According to the Reporters Committee for Freedom of the Press, "Anti-SLAPP laws are intended to prevent people from using courts, and potential threats of a lawsuit, to intimidate people who are exercising their First Amendment rights."
"In terms of reporting, news organizations and individual journalists can use anti-SLAPP statutes to protect themselves from the financial threat of a groundless defamation case brought by a subject of an enterprise or investigative story,” the statement added.
Heard added, "I have always maintained a love for Johnny and it brings me great pain to have to live out the details of our past life together in front of the world.
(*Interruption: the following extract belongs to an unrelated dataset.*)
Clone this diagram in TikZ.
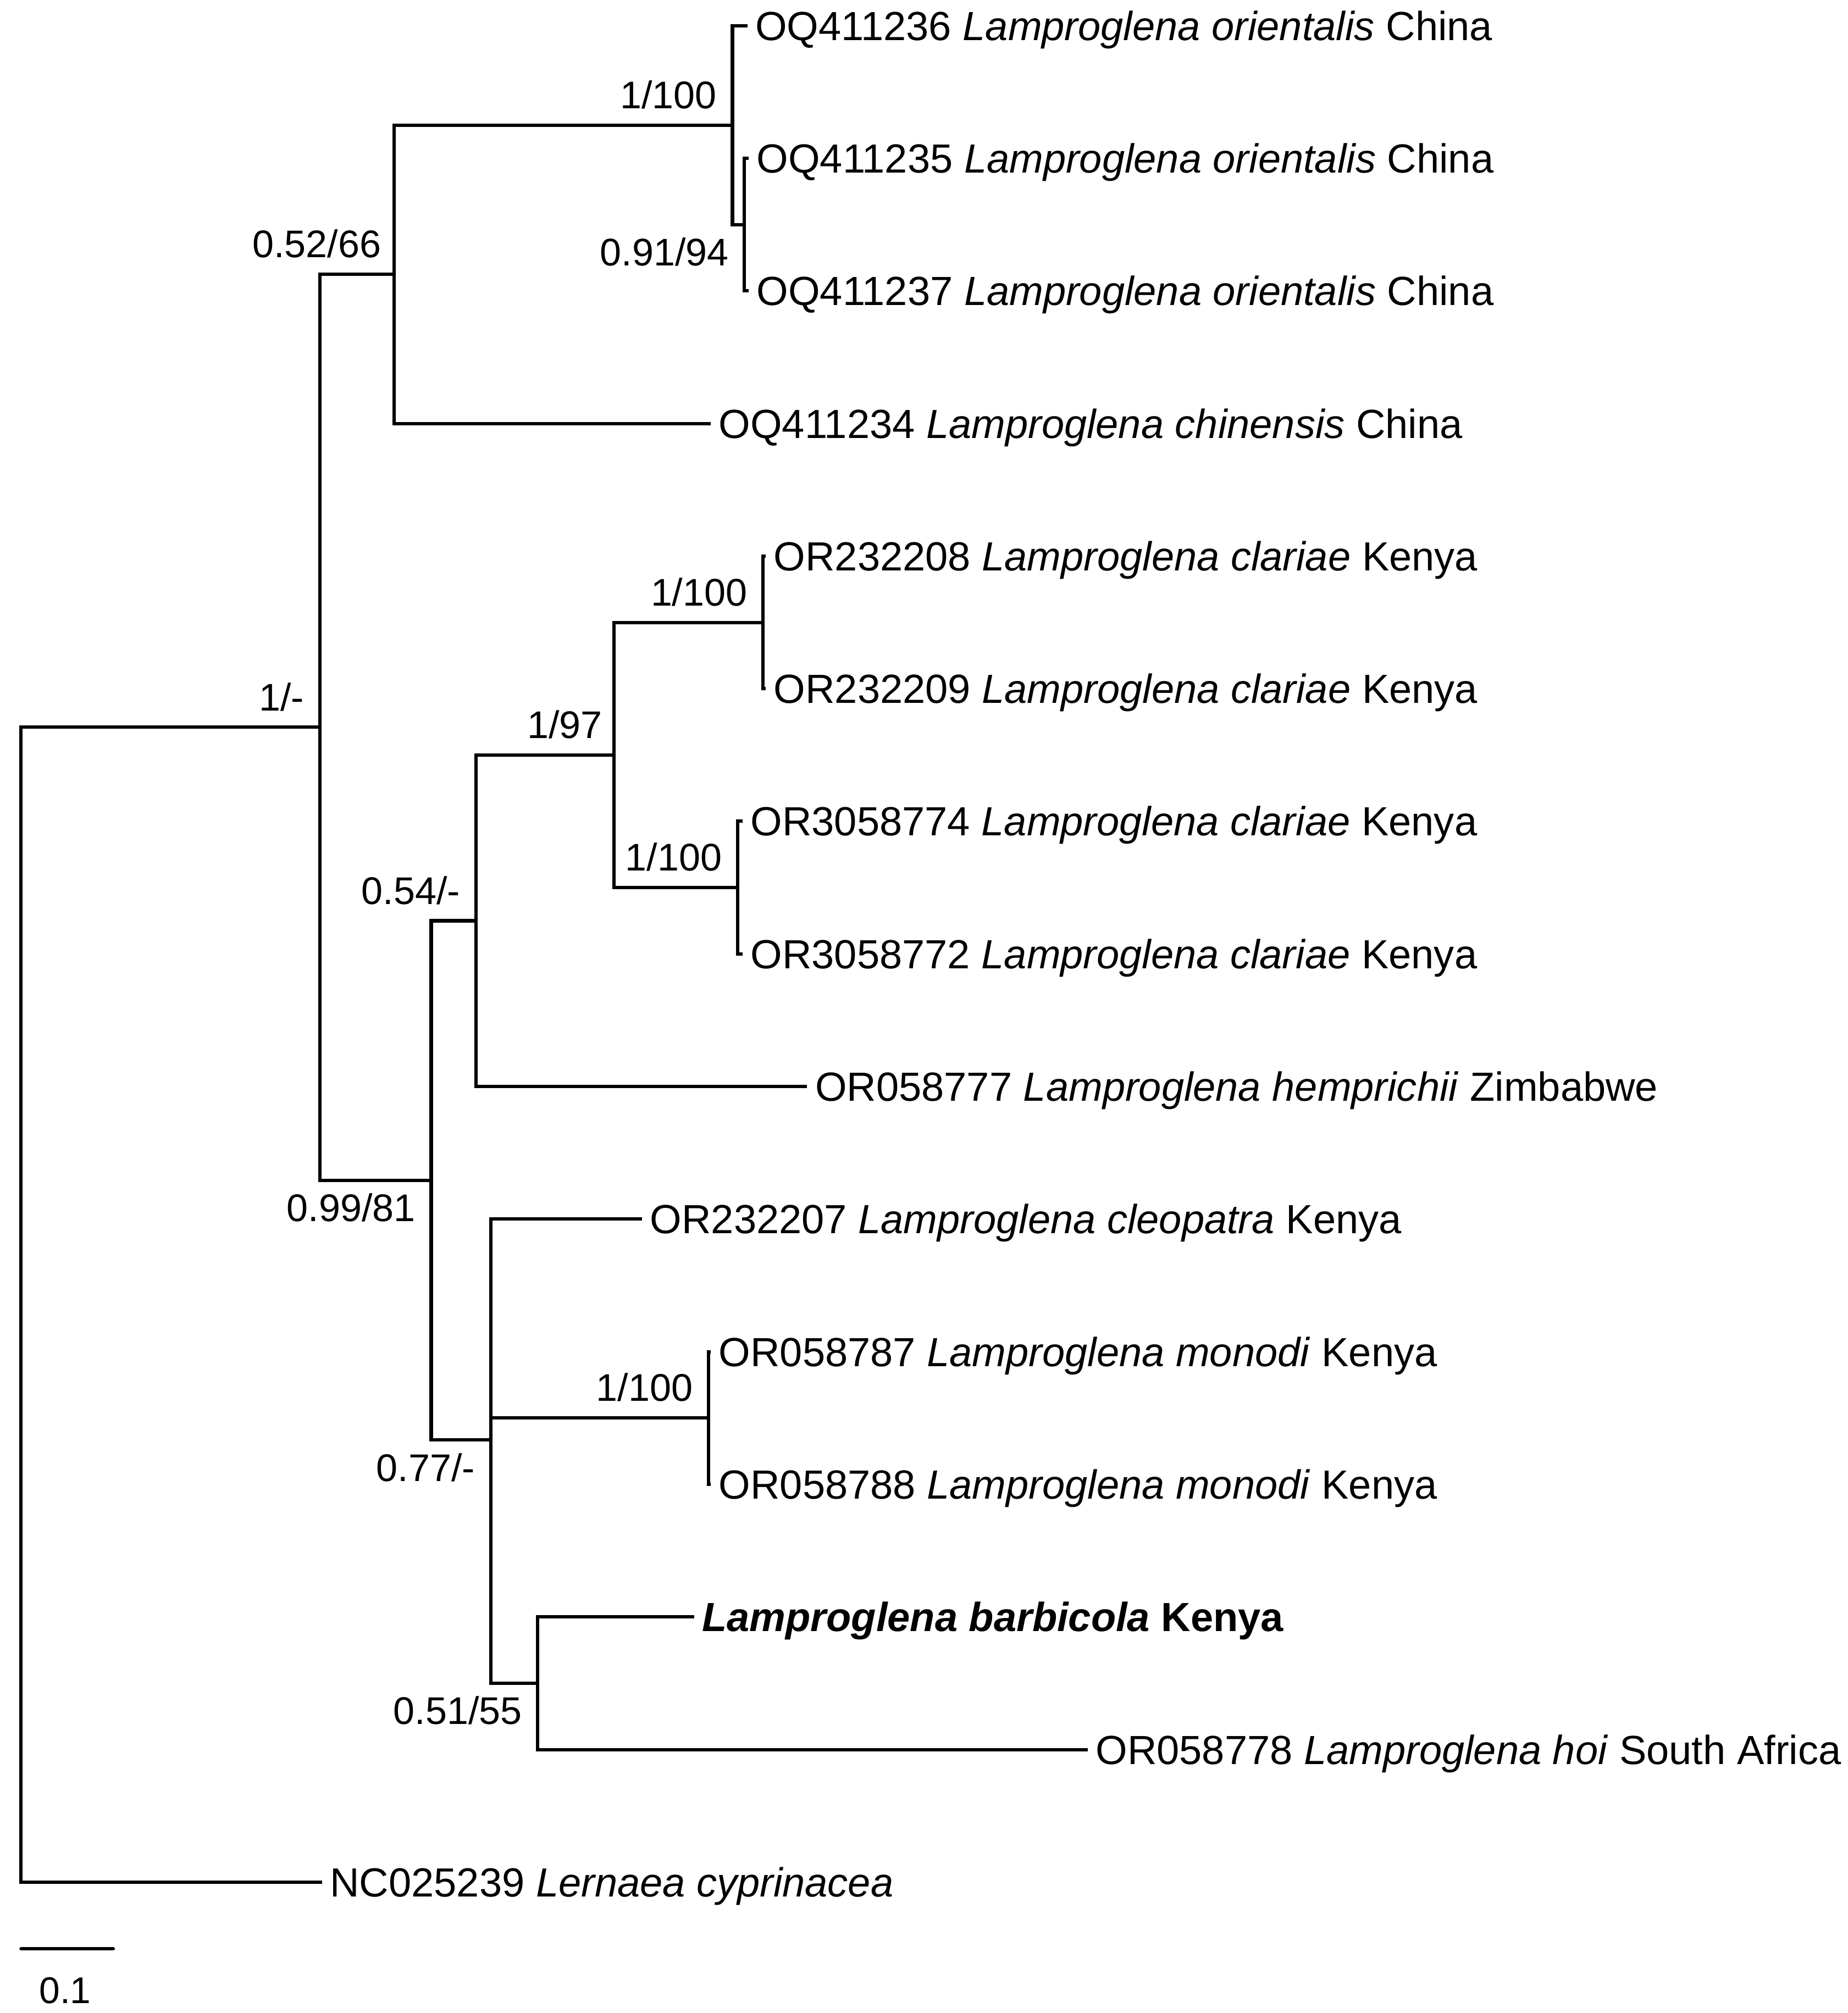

At this time, I recognize the ongoing support I've been fortunate to receive throughout these years, and in these coming weeks I will be leaning on it more than ever."
Depp and Heard started dating after meeting on the set of their 2011 film The Rum Diary, and they married in 2015. The next year, Heard filed for divorce, and their marriage was officially dissolved in January 2017.
During their divorce proceedings in Los Angeles in 2016, Aquaman actor Heard accused Depp of domestic abuse for the first time.
In 2020, Depp famously lost a libel action against The Sun, which called him a "wife-beater" in response to Heard's charges.
As the trial came to a close, the presiding judge determined that the charges made by the newspaper that the actor was abusive to Heard were "substantially true."